Why Fifa leads the world in shamelessness

In a recent interview with the Italian paper Gazzetta dello Sport, Sepp Blatter, the president of Fifa, put his cards on the table: “I have not finished my mission in soccer, I need more time. I hope that in 2011 the Fifa congress has further faith in me, otherwise I’ll go back to my village.” This quaint deprecation, writes David Goldblatt, masks his intention to run for a fourth consecutive term as the head of global football. Not even Vladimir Putin could engineer his way to such an extended stay in power, but then the Russian constitution has term–limits and Fifa’s does not. In fact, Fifa has almost no mechanism that encourages transparency or accountability. If Blatter wins, expect the tradition of unashamed authoritarianism to continue. There is good news, though. Blatter must fear a challenge and is getting his retaliation in early; with two world cup tournaments (in 2018 and 2022) to hand out over the next year, it’s a good time to find out who your friends are. Let’s hope that someone plausible is prepared to take him on, and even to keep him honest.

History

Bad historians beware: the truth is out there

This October, inspired by the Guardian’s “bad science” column, Times Higher Education magazine decided to strike a blow for truth-lovers with the nation’s first “bad history” column, written by members of the History & Policy Network. No longer can lazy politicians or cliché-loving hacks slip on their rose-tinted spectacles and moan that things ain’t what they used to be: the professionals are coming. And some cherished British canards have already been hunted down.

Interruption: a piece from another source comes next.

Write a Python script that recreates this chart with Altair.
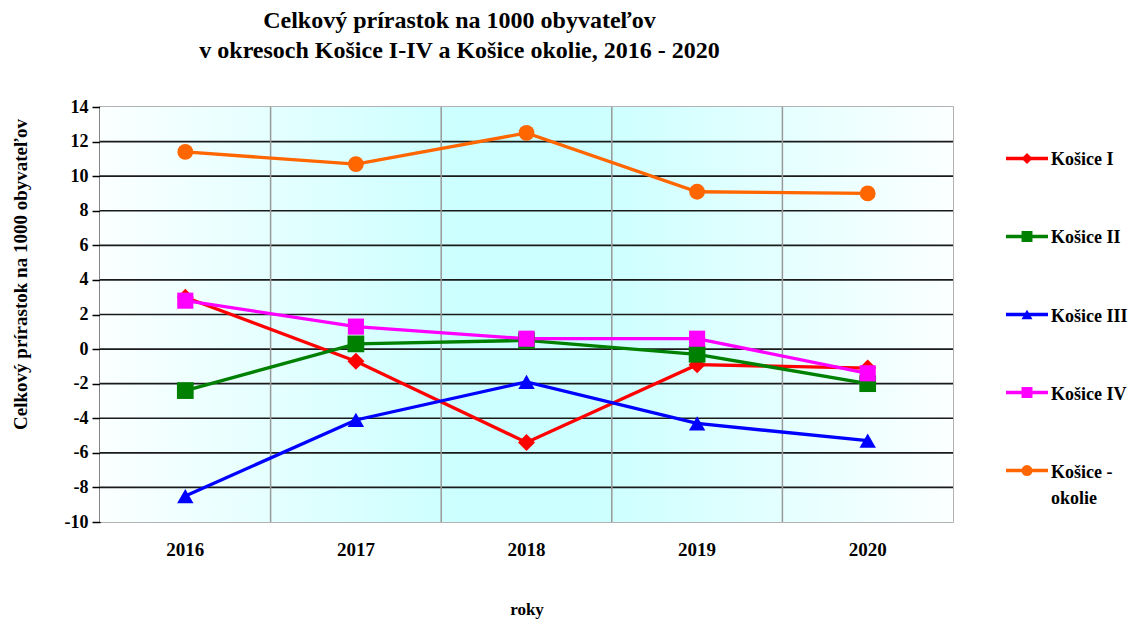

How supine, for instance, are today’s MPs? Not very, actually, compared to 50 years ago, when it was possible for two entire years to pass without a single government MP rebelling—unheard of in the supposedly conformist present. Postwar social mobility, too, comes in for a beating, given that less than 20 per cent of manual workers’ children got into grammar schools in the 1950s and 1960s. Even the decline of the family isn’t safe from scrutiny, with the news that there were as many impoverished lone mothers in Britain in the 1880s as there were in the 1980s—the kind of detail that leaves “broken Britain” looking rather harder to blame on the Blair years.

Environment

A new hate for the right

One unexpected outcome of last issue’s supplement on the Copenhagen climate conference was, Prospect learns, a hate campaign of impressive vigour against contributor Alex Renton for his piece on “the human time bomb” of population. Thanks to the blogging vigour of the American right, the claim that Renton has “declared war on the human race” had, at the time of writing, earned more than 1,000 Google hits, while his desire to “cull the developed world” came close to 10,000.